Another factor in felt recoil is psychological. A lot of people feel the old 1911 in .45 Auto kicks like a mule. Well, fire a dozen full power rounds of 44 Magnum, then pick up the 1911 and tell me it still feels like it recoils hard. It won't. What most people are really experiencing is a startle response to the muzzle disturbance in conjunction with the noise and suddenness of the event. 1911 equal and opposite momentum is transferred to the wrist first by direct recoil, then by the slide slamming into the frame, and then even more as the slide is pushed forward by the recoil spring.
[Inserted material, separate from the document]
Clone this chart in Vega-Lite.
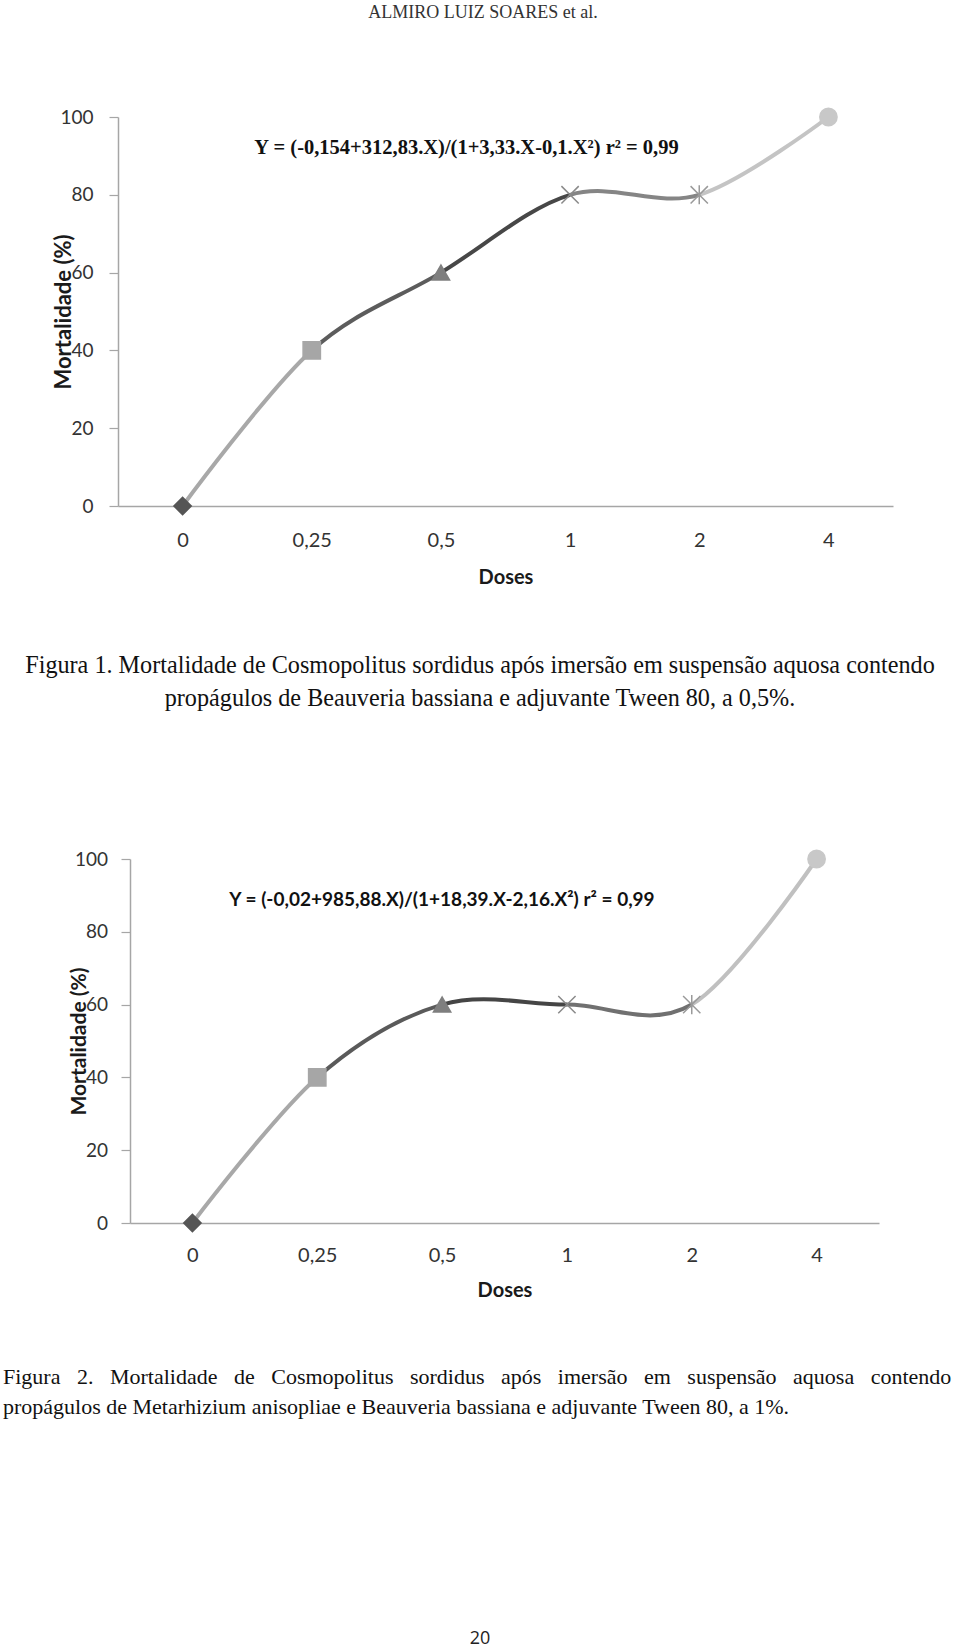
{
  "$schema": "https://vega.github.io/schema/vega-lite/v6.json",
  "background": "white",
  "padding": 0,
  "spacing": 0,
  "bounds": "full",
  "config": {"view": {"stroke": null}},
  "vconcat": [
    {
      "width": 960, "height": 25,
      "data": {"values": [{"t": "ALMIRO LUIZ SOARES et al."}]},
      "mark": {"type": "text", "font": "Liberation Serif", "fontSize": 18, "color": "#333333", "align": "center", "baseline": "middle", "dx": 3},
      "encoding": {"text": {"field": "t", "type": "nominal"}}
    },
    {"width": 960, "height": 79.49, "data": {"values": [{}]}, "mark": {"type": "text"}, "encoding": {"text": {"value": ""}}},
    {
      "spacing": 0,
      "bounds": "flush",
      "hconcat": [
        {"width": 118, "height": 389, "data": {"values": [{}]}, "mark": {"type": "text"}, "encoding": {"text": {"value": ""}}},
        {
          "width": 775, "height": 389,
          "data": {"values": [
            {"dose": "0", "mort": 0},
            {"dose": "0,25", "mort": 40},
            {"dose": "0,5", "mort": 60},
            {"dose": "1", "mort": 80},
            {"dose": "2", "mort": 80},
            {"dose": "4", "mort": 100}
          ]},
          "layer": [
            {
              "mark": {
                "type": "line", "interpolate": "cardinal", "tension": 0, "strokeWidth": 4, "strokeCap": "round",
                "stroke": {"gradient": "linear", "x1": 0, "y1": 0, "x2": 1, "y2": 0, "stops": [
                  {"offset": 0, "color": "#a8a8a8"}, {"offset": 0.2, "color": "#a8a8a8"},
                  {"offset": 0.2, "color": "#5c5c5c"}, {"offset": 0.4, "color": "#5c5c5c"},
                  {"offset": 0.4, "color": "#474747"}, {"offset": 0.6, "color": "#474747"},
                  {"offset": 0.6, "color": "#858585"}, {"offset": 0.8, "color": "#858585"},
                  {"offset": 0.8, "color": "#c4c4c4"}, {"offset": 1, "color": "#c4c4c4"}
                ]}
              },
              "encoding": {
                "x": {"field": "dose", "type": "ordinal", "title": "Doses",
                  "scale": {"type": "point", "padding": 0.5, "domain": ["0", "0,25", "0,5", "1", "2", "4"]},
                  "axis": {"labelAngle": 0, "ticks": false, "grid": false, "domainColor": "#a6a6a6", "domainWidth": 1.5,
                    "labelFont": "Lato", "labelFontSize": 20, "labelColor": "#333333", "labelPadding": 24.7,
                    "titleFont": "Lato", "titleFontWeight": "bold", "titleFontSize": 20, "titleColor": "#1a1a1a", "titlePadding": 16.7}},
                "y": {"field": "mort", "type": "quantitative", "title": "Mortalidade (%)",
                  "scale": {"domain": [0, 100], "nice": false},
                  "axis": {"values": [0, 20, 40, 60, 80, 100], "grid": false, "domainColor": "#a6a6a6", "domainWidth": 1.5,
                    "tickSize": 9, "tickColor": "#a6a6a6", "tickWidth": 1.2, "labelFlush": false,
                    "labelFont": "Lato", "labelFontSize": 19, "labelColor": "#333333", "labelPadding": 16,
                    "titleFont": "Lato", "titleFontWeight": "bold", "titleFontSize": 22, "titleColor": "#1a1a1a", "titlePadding": -15.5}}
              }
            },
            {
              "mark": {"type": "point", "filled": true, "opacity": 1, "strokeWidth": 1.5, "size": 300},
              "encoding": {
                "x": {"field": "dose", "type": "ordinal", "title": "Doses"},
                "y": {"field": "mort", "type": "quantitative", "title": "Mortalidade (%)"},
                "shape": {"field": "dose", "type": "nominal", "legend": null,
                  "scale": {"domain": ["0", "0,25", "0,5", "1", "2", "4"],
                    "range": ["diamond", "square", "triangle-up", "M-1,-1L1,1M-1,1L1,-1", "M-1,-1L1,1M-1,1L1,-1M0,-1.1L0,1.1", "circle"]}},
                "fill": {"field": "dose", "type": "nominal", "legend": null,
                  "scale": {"domain": ["0", "0,25", "0,5", "1", "2", "4"],
                    "range": ["#555555", "#a6a6a6", "#7f7f7f", "#8a8a8a", "#9a9a9a", "#c8c8c8"]}},
                "stroke": {"field": "dose", "type": "nominal", "legend": null,
                  "scale": {"domain": ["0", "0,25", "0,5", "1", "2", "4"],
                    "range": ["#555555", "#a6a6a6", "#7f7f7f", "#8a8a8a", "#9a9a9a", "#c8c8c8"]}}
              }
            },
            {
              "data": {"values": [{"eq": "Y = (-0,154+312,83.X)/(1+3,33.X-0,1.X²) r² = 0,99"}]},
              "mark": {"type": "text", "font": "Liberation Serif", "fontWeight": "bold", "fontSize": 20.5, "color": "#111111", "align": "center", "baseline": "middle", "dx": -39},
              "encoding": {
                "y": {"datum": 92.1, "type": "quantitative", "title": "Mortalidade (%)"},
                "text": {"field": "eq", "type": "nominal"}
              }
            }
          ]
        }
      ]
    },
    {"width": 960, "height": 37.3, "data": {"values": [{}]}, "mark": {"type": "text"}, "encoding": {"text": {"value": ""}}},
    {
      "width": 960, "height": 80,
      "data": {"values": [{"t": "Figura 1. Mortalidade de Cosmopolitus sordidus após imersão em suspensão aquosa contendo\npropágulos de Beauveria bassiana e adjuvante Tween 80, a 0,5%."}]},
      "mark": {"type": "text", "font": "Liberation Serif", "fontSize": 24.2, "lineHeight": 33, "lineBreak": "\n", "color": "#111111", "align": "center", "baseline": "middle"},
      "encoding": {"text": {"field": "t", "type": "nominal"}}
    },
    {"width": 960, "height": 134.2, "data": {"values": [{}]}, "mark": {"type": "text"}, "encoding": {"text": {"value": ""}}},
    {
      "spacing": 0,
      "bounds": "flush",
      "hconcat": [
        {"width": 130, "height": 364, "data": {"values": [{}]}, "mark": {"type": "text"}, "encoding": {"text": {"value": ""}}},
        {
          "width": 749, "height": 364,
          "data": {"values": [
            {"dose": "0", "mort": 0},
            {"dose": "0,25", "mort": 40},
            {"dose": "0,5", "mort": 60},
            {"dose": "1", "mort": 60},
            {"dose": "2", "mort": 60},
            {"dose": "4", "mort": 100}
          ]},
          "layer": [
            {
              "mark": {
                "type": "line", "interpolate": "cardinal", "tension": 0, "strokeWidth": 4, "strokeCap": "round",
                "stroke": {"gradient": "linear", "x1": 0, "y1": 0, "x2": 1, "y2": 0, "stops": [
                  {"offset": 0, "color": "#a8a8a8"}, {"offset": 0.2, "color": "#a8a8a8"},
                  {"offset": 0.2, "color": "#5a5a5a"}, {"offset": 0.4, "color": "#5a5a5a"},
                  {"offset": 0.4, "color": "#454545"}, {"offset": 0.6, "color": "#454545"},
                  {"offset": 0.6, "color": "#707070"}, {"offset": 0.8, "color": "#707070"},
                  {"offset": 0.8, "color": "#c0c0c0"}, {"offset": 1, "color": "#c0c0c0"}
                ]}
              },
              "encoding": {
                "x": {"field": "dose", "type": "ordinal", "title": "Doses",
                  "scale": {"type": "point", "padding": 0.5, "domain": ["0", "0,25", "0,5", "1", "2", "4"]},
                  "axis": {"labelAngle": 0, "ticks": false, "grid": false, "domainColor": "#a6a6a6", "domainWidth": 1.5,
                    "labelFont": "Lato", "labelFontSize": 20, "labelColor": "#333333", "labelPadding": 22,
                    "titleFont": "Lato", "titleFontWeight": "bold", "titleFontSize": 20, "titleColor": "#1a1a1a", "titlePadding": 15.4}},
                "y": {"field": "mort", "type": "quantitative", "title": "Mortalidade (%)",
                  "scale": {"domain": [0, 100], "nice": false},
                  "axis": {"values": [0, 20, 40, 60, 80, 100], "grid": false, "domainColor": "#a6a6a6", "domainWidth": 1.5,
                    "tickSize": 9, "tickColor": "#a6a6a6", "tickWidth": 1.2, "labelFlush": false,
                    "labelFont": "Lato", "labelFontSize": 19, "labelColor": "#333333", "labelPadding": 13.5,
                    "titleFont": "Lato", "titleFontWeight": "bold", "titleFontSize": 21, "titleColor": "#1a1a1a", "titlePadding": -15.5}}
              }
            },
            {
              "mark": {"type": "point", "filled": true, "opacity": 1, "strokeWidth": 1.5, "size": 300},
              "encoding": {
                "x": {"field": "dose", "type": "ordinal", "title": "Doses"},
                "y": {"field": "mort", "type": "quantitative", "title": "Mortalidade (%)"},
                "shape": {"field": "dose", "type": "nominal", "legend": null,
                  "scale": {"domain": ["0", "0,25", "0,5", "1", "2", "4"],
                    "range": ["diamond", "square", "triangle-up", "M-1,-1L1,1M-1,1L1,-1", "M-1,-1L1,1M-1,1L1,-1M0,-1.1L0,1.1", "circle"]}},
                "fill": {"field": "dose", "type": "nominal", "legend": null,
                  "scale": {"domain": ["0", "0,25", "0,5", "1", "2", "4"],
                    "range": ["#555555", "#a6a6a6", "#7f7f7f", "#8a8a8a", "#9a9a9a", "#c8c8c8"]}},
                "stroke": {"field": "dose", "type": "nominal", "legend": null,
                  "scale": {"domain": ["0", "0,25", "0,5", "1", "2", "4"],
                    "range": ["#555555", "#a6a6a6", "#7f7f7f", "#8a8a8a", "#9a9a9a", "#c8c8c8"]}}
              }
            },
            {
              "data": {"values": [{"eq": "Y = (-0,02+985,88.X)/(1+18,39.X-2,16.X²)  r² = 0,99"}]},
              "mark": {"type": "text", "font": "Lato", "fontWeight": "bold", "fontSize": 19, "color": "#111111", "align": "center", "baseline": "middle", "dx": -62.5},
              "encoding": {
                "y": {"datum": 88.7, "type": "quantitative", "title": "Mortalidade (%)"},
                "text": {"field": "eq", "type": "nominal"}
              }
            }
          ]
        }
      ]
    },
    {"width": 960, "height": 35.8, "data": {"values": [{}]}, "mark": {"type": "text"}, "encoding": {"text": {"value": ""}}},
    {
      "width": 6, "height": 80,
      "data": {"values": [{"t": "Figura\u2002 2.\u2002 Mortalidade\u2002 de\u2002 Cosmopolitus\u2002 sordidus\u2002 após\u2002 imersão\u2002 em\u2002 suspensão\u2002 aquosa\u2002 contendo\npropágulos de Metarhizium anisopliae e Beauveria bassiana e adjuvante Tween 80, a 1%."}]},
      "mark": {"type": "text", "font": "Liberation Serif", "fontSize": 22, "lineHeight": 30, "lineBreak": "\n", "color": "#111111", "align": "left", "baseline": "middle"},
      "encoding": {"text": {"field": "t", "type": "nominal"}}
    },
    {"width": 960, "height": 211.3, "data": {"values": [{}]}, "mark": {"type": "text"}, "encoding": {"text": {"value": ""}}},
    {
      "width": 960, "height": 18,
      "data": {"values": [{"t": "20"}]},
      "mark": {"type": "text", "font": "Open Sans", "fontSize": 18, "color": "#222222", "align": "center", "baseline": "middle"},
      "encoding": {"text": {"field": "t", "type": "nominal"}}
    }
  ]
}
It doesn't stop jumping up until the slide locks the barrel up, at which point it transfers its momentum from the recoil spring pushing the slide forward back into the frame, which actually helps move the sights back down on the target. But how high the sights jump altogether still gives the impression of a lot of recoil when it isn't anything special.
 

Nosler guy

New member
I notice a substantial difference in felt recoil between h1000 and retumbo, same bullet, same rifle and similar velocities. Retumbo wins the mares leg competition every time.

Sent from my SM-N920V using Tapatalk
 

ZenShot

New member
Bullseye feels harsher to me than Universal. The harshness with Bullseye is more like a vibration pulse than a "push" type of feel with Universal.
 

briandg

New member
In the really early years,people who grew up shooting the .38 calibers thought that .45 hurt. Years later, the .357, .44, and such hurt. Then along came the contender came out with rifle cartridges, then the casull and larger, recoil has reached new levels Nd the .45 is thought to be modest at best.